We begin meeting tonight to discuss Sept-Oct. If that doesn’t mean the new season is here, I don’t know what does.
The LD topic is perfectly fine. As I think a little more about it, my initial reaction, that it’s perfect for Sept-Oct, is not changed. The thing is, it forces you to talk about democracy. What are our roles as citizens? If we don’t vote, are we not fulfilling our roles? Are we obligated to act as citizens, or is it perfectly acceptable simply to react? That the rez doesn’t specifically say voting for individuals may bring up some thoughts on referenda, as in California, which is a totally different business than voting for an individual. Meat on these bones? Absolutely. And best of all, no one really goes into the round with a predisposition to favor either side. It’s wide open. I like that a lot.
The PF topic, unfortunately, falls into the area that it seems most of the PF rezzes fall into, where there is a strong enough predisposition to believe one of the sides that anyone on the other side has no choice but to, first, box the intuitive supposition to take it out of play, and then fire up from there, a time consuming and annoying business. The thing is, you’re not going to find a lot of support for unilateral presumptive attacks in the general body of literature on war and politics. That sort of thing is just not done by the good guys (unless, maybe, you’re Dick Cheney, but then again, we’re talking the good guys). The average PF judge, even if unconsciously, carries the mental baggage of Iraq, not to mention that the idea of the rez just sounds wrong, while the average philosopher carries the conscious knowledge of just war: right authority, right intention, reasonable hope, proportionality and last resort. I guess that pro has to first navigate this obstacle course of theory before actually making a case of reality. Then again, what I think works against the con is that, while we may all accept these on face, there’s no absolute underlying warrant for them. That is, if we perceive enough danger in Iran’s nuclear aspirations, screw everything else and stop them—that would take the day for the pro. Con can’t just rely on theory, in other words (and I’m using theory in the traditional sense of the word, not in the snarky debate sense), and has to demonstrate why doing it would be a bad idea for practical reasons. (All right. Util, if you must.) A resolution that said something like, US should act to eliminate Iran’s nuclear program (the underlying core of the rez, right?) removes all the jus ad bellum stuff and leaves us with should we or shouldn’t we, and pick your approach. Maybe debaters will just do that anyhow. I don’t know. In any case, it’s not horrible by any means, but it’s flawed as written. But I guess the PF universe is used to that by now.

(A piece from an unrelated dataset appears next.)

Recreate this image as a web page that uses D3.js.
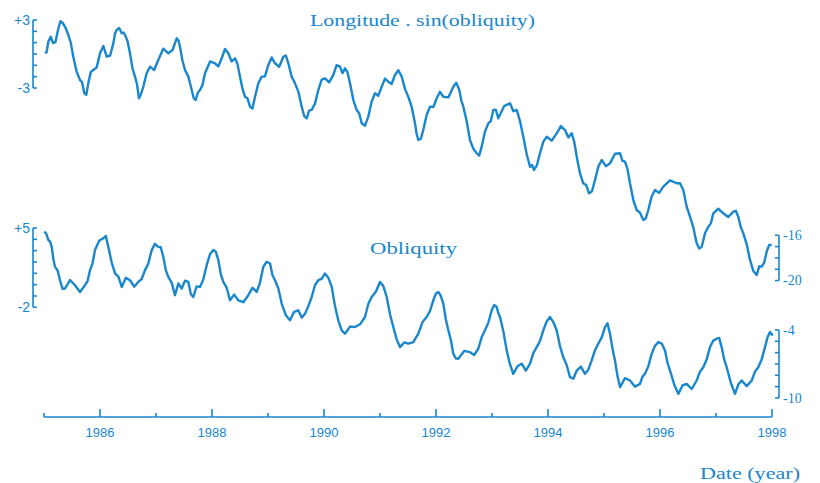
<!DOCTYPE html>
<html><head><meta charset="utf-8">
<script src="https://cdn.jsdelivr.net/npm/d3@7"></script>
<style>
html,body{margin:0;padding:0;background:#fff;}
svg{display:block;}
</style></head>
<body>
<svg id="chart" width="820" height="483"></svg>
<script>
// ---- Data ----
const lonYears = [1985.018,1985.047,1985.077,1985.119,1985.161,1985.205,1985.25,1985.294,1985.339,1985.386,1985.434,1985.478,1985.523,1985.583,1985.643,1985.68,1985.72,1985.755,1985.791,1985.835,1985.88,1985.94,1986.0,1986.06,1986.12,1986.18,1986.238,1986.268,1986.298,1986.343,1986.388,1986.417,1986.446,1986.49,1986.536,1986.58,1986.625,1986.66,1986.696,1986.735,1986.773,1986.833,1986.893,1986.967,1987.041,1987.13,1987.22,1987.295,1987.37,1987.4,1987.429,1987.473,1987.518,1987.578,1987.638,1987.673,1987.709,1987.748,1987.786,1987.83,1987.875,1987.965,1988.054,1988.113,1988.173,1988.232,1988.291,1988.351,1988.411,1988.455,1988.5,1988.545,1988.589,1988.634,1988.679,1988.723,1988.768,1988.828,1988.888,1988.946,1989.005,1989.065,1989.125,1989.2,1989.273,1989.318,1989.363,1989.422,1989.482,1989.542,1989.602,1989.646,1989.691,1989.735,1989.78,1989.84,1989.898,1989.958,1990.018,1990.092,1990.166,1990.226,1990.286,1990.33,1990.375,1990.42,1990.464,1990.524,1990.584,1990.628,1990.673,1990.732,1990.791,1990.851,1990.911,1990.97,1991.03,1991.089,1991.148,1991.208,1991.268,1991.328,1991.388,1991.446,1991.505,1991.565,1991.625,1991.655,1991.684,1991.728,1991.773,1991.833,1991.893,1991.953,1992.013,1992.071,1992.13,1992.22,1992.309,1992.362,1992.416,1992.452,1992.488,1992.547,1992.607,1992.667,1992.727,1992.771,1992.816,1992.875,1992.934,1992.978,1993.023,1993.068,1993.113,1993.217,1993.321,1993.381,1993.441,1993.5,1993.559,1993.619,1993.679,1993.715,1993.75,1993.803,1993.857,1993.917,1993.977,1994.066,1994.155,1994.23,1994.304,1994.364,1994.423,1994.468,1994.513,1994.572,1994.63,1994.681,1994.732,1994.786,1994.839,1994.899,1994.959,1995.033,1995.107,1995.197,1995.286,1995.33,1995.375,1995.42,1995.464,1995.524,1995.584,1995.643,1995.702,1995.746,1995.791,1995.851,1995.911,1995.985,1996.059,1996.179,1996.298,1996.357,1996.416,1996.476,1996.536,1996.596,1996.655,1996.7,1996.745,1996.804,1996.863,1996.908,1996.952,1997.041,1997.13,1997.22,1997.309,1997.354,1997.398,1997.443,1997.488,1997.548,1997.607,1997.667,1997.727,1997.772,1997.816,1997.861,1997.905,1997.95,1997.995];
const lonValues = [0.06,0.17,1.08,1.53,0.97,1.05,2.12,2.9,2.71,2.3,1.68,1.0,-0.24,-1.57,-2.30,-2.5,-3.47,-3.6,-2.59,-1.6,-1.41,-1.2,0.06,0.7,-0.24,-0.15,0.94,1.8,2.12,2.3,1.83,1.9,1.68,1.17,0.06,-1.27,-2.0,-2.65,-3.91,-3.5,-2.89,-1.7,-1.12,-1.42,-0.53,0.47,0.06,0.35,1.38,1.2,0.64,-0.6,-1.41,-2.0,-3.18,-3.9,-4.06,-3.4,-3.18,-2.74,-1.70,-0.66,-0.82,-1.1,-0.38,0.44,0.06,-0.66,-0.38,-0.89,-2.0,-3.08,-3.77,-3.91,-4.65,-4.81,-3.77,-2.58,-2.0,-1.98,-0.97,-0.3,-0.82,-1.13,-0.24,-0.13,-0.82,-2.0,-2.59,-3.32,-4.65,-5.47,-5.68,-5.0,-4.94,-4.36,-3.18,-2.27,-2.15,-2.5,-1.85,-0.99,-1.12,-1.69,-1.26,-1.63,-2.59,-4.07,-4.94,-5.23,-6.12,-6.33,-5.53,-4.2,-3.47,-3.68,-2.89,-2.17,-2.45,-2.65,-1.85,-1.43,-2.0,-3.08,-3.77,-4.65,-6.12,-7.06,-7.59,-7.5,-6.71,-5.38,-4.65,-4.68,-3.91,-3.34,-3.77,-3.83,-2.89,-2.53,-3.18,-4.11,-4.65,-5.92,-7.59,-8.37,-8.76,-8.97,-8.18,-6.85,-6.12,-5.93,-4.94,-4.91,-5.68,-4.6,-4.35,-5.05,-4.94,-5.92,-7.30,-8.83,-9.95,-9.8,-10.24,-9.8,-8.76,-7.73,-7.30,-7.65,-7.0,-6.36,-6.71,-7.36,-7.0,-7.73,-9.07,-10.54,-11.41,-11.56,-12.30,-12.11,-11.12,-9.94,-9.36,-9.9,-9.65,-8.8,-8.76,-9.43,-9.51,-10.16,-11.41,-12.89,-13.77,-14.01,-14.65,-14.51,-13.77,-12.58,-12.0,-12.26,-11.71,-11.16,-11.41,-11.4,-12.0,-13.48,-14.36,-15.33,-16.71,-17.16,-17.01,-15.82,-15.24,-14.95,-14.06,-13.66,-14.06,-14.39,-13.92,-13.84,-14.36,-15.3,-15.83,-16.8,-18.18,-19.15,-19.51,-18.74,-18.77,-18.41,-17.45,-16.85,-16.86];

const oblYears = [1985.005,1985.041,1985.077,1985.108,1985.138,1985.167,1985.196,1985.241,1985.286,1985.331,1985.375,1985.465,1985.554,1985.643,1985.732,1985.777,1985.821,1985.866,1985.911,1985.985,1986.059,1986.104,1986.148,1986.208,1986.268,1986.328,1986.388,1986.462,1986.536,1986.61,1986.684,1986.744,1986.804,1986.863,1986.923,1986.982,1987.041,1987.085,1987.13,1987.175,1987.22,1987.28,1987.339,1987.399,1987.459,1987.518,1987.577,1987.622,1987.666,1987.726,1987.786,1987.845,1987.905,1987.964,1988.023,1988.068,1988.113,1988.158,1988.202,1988.262,1988.321,1988.395,1988.47,1988.559,1988.648,1988.723,1988.798,1988.857,1988.916,1988.976,1989.036,1989.08,1989.125,1989.185,1989.245,1989.319,1989.393,1989.467,1989.541,1989.601,1989.661,1989.72,1989.78,1989.839,1989.898,1989.958,1990.018,1990.078,1990.138,1990.196,1990.255,1990.315,1990.375,1990.465,1990.554,1990.643,1990.732,1990.792,1990.852,1990.926,1991.0,1991.06,1991.12,1991.179,1991.238,1991.298,1991.357,1991.431,1991.505,1991.595,1991.684,1991.759,1991.834,1991.893,1991.952,1991.997,1992.041,1992.086,1992.13,1992.175,1992.22,1992.265,1992.309,1992.354,1992.398,1992.503,1992.607,1992.681,1992.755,1992.815,1992.875,1992.935,1992.995,1993.04,1993.084,1993.113,1993.143,1993.203,1993.263,1993.322,1993.38,1993.455,1993.53,1993.605,1993.679,1993.738,1993.798,1993.857,1993.916,1993.976,1994.036,1994.095,1994.155,1994.214,1994.273,1994.333,1994.393,1994.453,1994.513,1994.587,1994.661,1994.72,1994.78,1994.839,1994.898,1994.958,1995.018,1995.062,1995.107,1995.151,1995.196,1995.241,1995.286,1995.375,1995.464,1995.553,1995.643,1995.687,1995.732,1995.792,1995.852,1995.911,1995.97,1996.03,1996.089,1996.134,1996.179,1996.253,1996.327,1996.402,1996.477,1996.566,1996.655,1996.714,1996.773,1996.833,1996.893,1996.952,1997.012,1997.056,1997.101,1997.146,1997.191,1997.265,1997.339,1997.399,1997.459,1997.548,1997.638,1997.696,1997.755,1997.815,1997.875,1997.92,1997.964,1998.013];
const oblValues = [4.67,4.5,3.94,3.8,3.34,2.26,1.57,1.28,0.39,-0.37,-0.34,0.4,-0.05,-0.65,-0.05,0.3,1.28,1.87,3.05,3.87,4.09,4.3,3.34,1.97,0.99,0.7,-0.20,0.6,0.39,-0.18,0.24,0.5,1.28,1.87,3.05,3.6,3.34,3.3,2.46,1.28,0.69,0.18,-0.93,0.1,-0.34,0.35,0.24,-0.83,-1.09,-0.15,-0.20,0.46,1.72,2.69,3.05,2.91,2.17,0.9,0.24,-0.27,-1.38,-0.88,-1.38,-1.55,-0.93,-0.28,-0.64,0.16,1.57,2.02,1.87,0.83,0.39,-0.34,-1.67,-2.71,-3.15,-2.4,-2.26,-2.91,-2.56,-1.9,-1.09,-0.05,0.39,0.5,0.99,0.6,-0.20,-1.88,-3.15,-4.04,-4.33,-3.7,-3.74,-3.5,-2.86,-1.68,-1.09,-0.63,0.24,-0.13,-1.09,-2.62,-3.74,-4.83,-5.51,-5.1,-5.21,-5.07,-4.33,-3.3,-2.86,-2.32,-1.38,-0.8,-0.64,-1.0,-1.67,-3.05,-4.03,-4.87,-6.10,-6.5,-6.54,-5.85,-5.96,-6.21,-5.66,-4.65,-4.03,-3.35,-2.26,-1.8,-1.97,-2.52,-2.86,-4.14,-5.81,-7.04,-7.87,-7.2,-6.98,-7.58,-6.98,-6.05,-5.51,-4.97,-4.03,-3.25,-2.86,-3.3,-4.03,-5.42,-6.40,-7.09,-8.17,-8.3,-7.58,-7.23,-7.87,-7.5,-6.69,-5.8,-5.21,-4.68,-3.74,-3.4,-4.33,-5.61,-6.69,-8.07,-9.04,-8.25,-8.46,-9.0,-8.76,-8.12,-7.87,-7.19,-6.10,-5.39,-5.07,-5.2,-5.81,-6.9,-7.58,-8.81,-9.64,-8.9,-8.76,-9.21,-8.46,-7.68,-7.29,-6.6,-5.51,-4.94,-4.77,-4.7,-5.51,-6.6,-7.29,-8.67,-9.64,-8.8,-8.46,-8.96,-8.46,-7.68,-7.29,-6.6,-5.51,-4.65,-4.19,-4.48];

const xMajorTicks = [1986,1988,1990,1992,1994,1996,1998];
const xMinorTicks = [1985,1987,1989,1991,1993,1995,1997];
const lonLeftTicks = [3,2,1,0,-1,-2,-3];
const lonLeftLabels = ["+3","-3"];
const lonRightTicks = [-16,-17,-18,-19,-20];
const lonRightLabels = ["-16","-20"];
const oblLeftTicks = [5,4,3,2,1,0,-1,-2];
const oblLeftLabels = ["+5","-2"];
const oblRightTicks = [-4,-5,-6,-7,-8,-9,-10];
const oblRightLabels = ["-4","-10"];
const titles = {lon:"Longitude . sin(obliquity)", obl:"Obliquity", x:"Date (year)"};

// ---- Drawing ----
const C = "#1a86cc";
const svg = d3.select("#chart");
const x = d3.scaleLinear().domain([1985, 1998]).range([44, 772]);
const yLon = d3.scaleLinear().domain([3, -20]).range([20, 20 + 23 * 11.33]);
const yObl = d3.scaleLinear().domain([5, -10]).range([228, 228 + 15 * 11.33]);

function series(years, vals, y) {
  const n = Math.min(years.length, vals.length);
  const pts = d3.range(n).map(i => [years[i], vals[i]]);
  svg.append("path")
    .attr("d", d3.line().x(d => x(d[0])).y(d => y(d[1]))(pts))
    .attr("fill", "none").attr("stroke", C).attr("stroke-width", 2.4)
    .attr("stroke-linejoin", "round");
}
series(lonYears, lonValues, yLon);
series(oblYears, oblValues, yObl);

function bracket(y, ticks, labels, side, fontFam) {
  const ext = d3.extent(ticks.map(y));
  const xl = side === "left" ? 33 : 779;
  const dir = side === "left" ? 1 : -1;
  const g = svg.append("g").attr("stroke", C).attr("stroke-width", 1.6);
  g.append("line").attr("x1", xl).attr("x2", xl).attr("y1", ext[0]).attr("y2", ext[1]);
  ticks.forEach(t => {
    g.append("line").attr("x1", xl).attr("x2", xl + dir * 4).attr("y1", y(t)).attr("y2", y(t));
  });
  const lt = [ticks[0], ticks[ticks.length - 1]];
  lt.forEach((t, i) => {
    svg.append("text")
      .attr("x", side === "left" ? xl - 3 : xl + 4)
      .attr("y", y(t))
      .attr("dy", "0.35em")
      .attr("text-anchor", side === "left" ? "end" : "start")
      .attr("font-family", fontFam)
      .attr("font-size", 14)
      .attr("fill", C)
      .text(labels[i]);
  });
}
bracket(yLon, lonLeftTicks, lonLeftLabels, "left", "Liberation Sans, Arial, sans-serif");
bracket(yObl, oblLeftTicks, oblLeftLabels, "left", "Liberation Sans, Arial, sans-serif");
bracket(yLon, lonRightTicks, lonRightLabels, "right", "Liberation Serif, serif");
bracket(yObl, oblRightTicks, oblRightLabels, "right", "Liberation Serif, serif");

// x axis
const xAxisY = 417;
const gx = svg.append("g").attr("stroke", C).attr("stroke-width", 1.6);
gx.append("line").attr("x1", x(1985)).attr("x2", x(1998)).attr("y1", xAxisY).attr("y2", xAxisY);
xMajorTicks.forEach(t => gx.append("line").attr("x1", x(t)).attr("x2", x(t)).attr("y1", xAxisY).attr("y2", xAxisY - 8));
xMinorTicks.forEach(t => gx.append("line").attr("x1", x(t)).attr("x2", x(t)).attr("y1", xAxisY).attr("y2", xAxisY - 4));
xMajorTicks.forEach(t => svg.append("text")
  .attr("x", x(t)).attr("y", 437).attr("text-anchor", "middle")
  .attr("font-family", "Liberation Sans, Arial, sans-serif").attr("font-size", 13)
  .attr("fill", C).text(t));

// titles
function title(txt, x0, y0, len) {
  svg.append("text").attr("x", x0).attr("y", y0).attr("textLength", len)
    .attr("lengthAdjust", "spacingAndGlyphs")
    .attr("font-family", "Liberation Serif, serif").attr("font-size", 17)
    .attr("fill", C).text(txt);
}
title(titles.lon, 310, 26, 225);
title(titles.obl, 370, 254, 87);
title(titles.x, 700, 479, 100);
</script>
</body></html>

Having just watched Zero Dark Thirty and done a bunch of reading on it (there’s a good article I clipped for Debate Etc), I think the debate on torture is analogous. The thing is, nobody’s admittedly in favor of torture, but if it does yield results… We live in the real world, not a philosophical construct of the real world. We can use philosophical constructs to guide what we do, but in political actions, we mostly look to results. That’s why policy debate exists in the first place (or at least it used to), to evaluate what happens if, not if what happens is objectively right or wrong. LD exists (or, again, at least it used to), to evaluate the right and wrong aspects. PF seems to tend more toward policy than LD in this, if one simply goes by the resolutions.
Regardless of my complaints, I think arguing the PF topic will be fine. It’s not tragically flawed, just a little loosey goosey. It certainly beat the alternative on bean-counting weapons systems, which was nothing but “The Most Facts Wins.” Fortunately, the NFL citizenry seemed to recognize it as such.